Looking back over time, it's hard to figure out how much of their impact was a result of how WELL they played the game, and how much was really a function of how DIFFERENTLY they played the game.
Wilt Chamberlain might have been one of those players. Two others that immediately come to mind are Babe Ruth in baseball and Bobby Orr in hockey.
I concur with your thought process. What players had such an impact the rules were changed?
Baseball: Babe Ruth...balls bouncing over the fence became ground rule doubles; fly outs advancing runners to second or third no longer sac flies (not to mention Ruth hit more home runs than some teams).
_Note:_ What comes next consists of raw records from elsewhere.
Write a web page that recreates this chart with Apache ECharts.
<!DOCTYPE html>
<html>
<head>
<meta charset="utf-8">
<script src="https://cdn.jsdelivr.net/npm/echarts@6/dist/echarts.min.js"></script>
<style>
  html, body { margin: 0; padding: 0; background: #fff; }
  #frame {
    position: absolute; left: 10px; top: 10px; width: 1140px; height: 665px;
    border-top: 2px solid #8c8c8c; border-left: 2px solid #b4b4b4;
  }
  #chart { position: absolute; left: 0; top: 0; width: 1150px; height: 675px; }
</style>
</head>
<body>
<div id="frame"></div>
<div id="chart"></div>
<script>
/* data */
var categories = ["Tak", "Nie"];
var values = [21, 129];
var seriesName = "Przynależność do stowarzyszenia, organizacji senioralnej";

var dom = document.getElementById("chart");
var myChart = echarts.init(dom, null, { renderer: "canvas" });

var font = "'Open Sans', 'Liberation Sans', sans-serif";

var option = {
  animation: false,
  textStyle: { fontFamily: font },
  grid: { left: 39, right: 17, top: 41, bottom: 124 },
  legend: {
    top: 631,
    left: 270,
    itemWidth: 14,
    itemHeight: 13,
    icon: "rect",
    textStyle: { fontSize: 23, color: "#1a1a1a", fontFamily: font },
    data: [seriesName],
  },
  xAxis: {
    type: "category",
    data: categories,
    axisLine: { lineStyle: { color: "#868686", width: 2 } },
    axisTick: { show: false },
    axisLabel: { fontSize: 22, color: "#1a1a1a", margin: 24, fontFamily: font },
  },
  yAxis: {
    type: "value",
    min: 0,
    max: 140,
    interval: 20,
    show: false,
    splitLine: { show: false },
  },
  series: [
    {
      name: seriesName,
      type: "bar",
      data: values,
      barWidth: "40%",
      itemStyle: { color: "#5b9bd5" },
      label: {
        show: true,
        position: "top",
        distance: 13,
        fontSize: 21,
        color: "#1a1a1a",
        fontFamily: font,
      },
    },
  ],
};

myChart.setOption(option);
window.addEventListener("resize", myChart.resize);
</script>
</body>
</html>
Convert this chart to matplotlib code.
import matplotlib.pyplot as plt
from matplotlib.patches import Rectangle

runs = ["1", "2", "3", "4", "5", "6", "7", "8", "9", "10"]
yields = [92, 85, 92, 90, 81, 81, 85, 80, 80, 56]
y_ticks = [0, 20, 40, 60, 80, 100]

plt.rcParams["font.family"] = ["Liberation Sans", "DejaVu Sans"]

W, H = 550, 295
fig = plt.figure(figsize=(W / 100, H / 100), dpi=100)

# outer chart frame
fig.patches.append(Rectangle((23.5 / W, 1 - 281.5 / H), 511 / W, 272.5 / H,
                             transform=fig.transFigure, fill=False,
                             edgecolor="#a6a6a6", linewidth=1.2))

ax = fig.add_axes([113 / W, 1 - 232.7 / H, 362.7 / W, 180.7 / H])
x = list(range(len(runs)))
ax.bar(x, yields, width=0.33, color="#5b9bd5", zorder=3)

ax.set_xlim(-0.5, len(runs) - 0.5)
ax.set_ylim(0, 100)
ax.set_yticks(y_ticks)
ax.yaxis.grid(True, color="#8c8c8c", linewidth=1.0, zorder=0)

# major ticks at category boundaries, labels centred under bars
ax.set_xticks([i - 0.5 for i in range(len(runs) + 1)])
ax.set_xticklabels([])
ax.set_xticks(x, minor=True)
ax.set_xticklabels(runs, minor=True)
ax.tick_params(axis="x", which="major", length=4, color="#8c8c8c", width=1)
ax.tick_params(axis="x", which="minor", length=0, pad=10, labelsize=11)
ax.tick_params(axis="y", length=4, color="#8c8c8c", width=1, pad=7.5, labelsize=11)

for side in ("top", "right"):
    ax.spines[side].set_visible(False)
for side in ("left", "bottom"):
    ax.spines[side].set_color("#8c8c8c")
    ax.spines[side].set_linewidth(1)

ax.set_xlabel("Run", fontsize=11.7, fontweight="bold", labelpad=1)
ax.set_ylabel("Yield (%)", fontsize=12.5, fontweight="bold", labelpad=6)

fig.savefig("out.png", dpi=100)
Basketball: Wilt Chamberlain...lane width at least doubled, couldn’t follow your free throw shot until it hit the rim.
Hockey: tie...Gretzky...no 4 on 4, Orr oh, defensemen can play offense and still beat you up...
I say there is that tier of rarified air where EXTREMELY few ever reach, in any given sport.
To me, these are the players whom a dunderhead who doesn’t watch or care about the game, like me, sees, and somehow INSTINCTIVELY knows is “the greatest”. They truly transcend the sport. Even ignoramuses can tell.
The Babe would’ve been one, Gretsky, Jordan (now I think Bird too), Johnny U for games/humans. Man O’War and Secretariat were like that for horses.
These just are extremely rare individuals, and the Greatest is a tiny platform.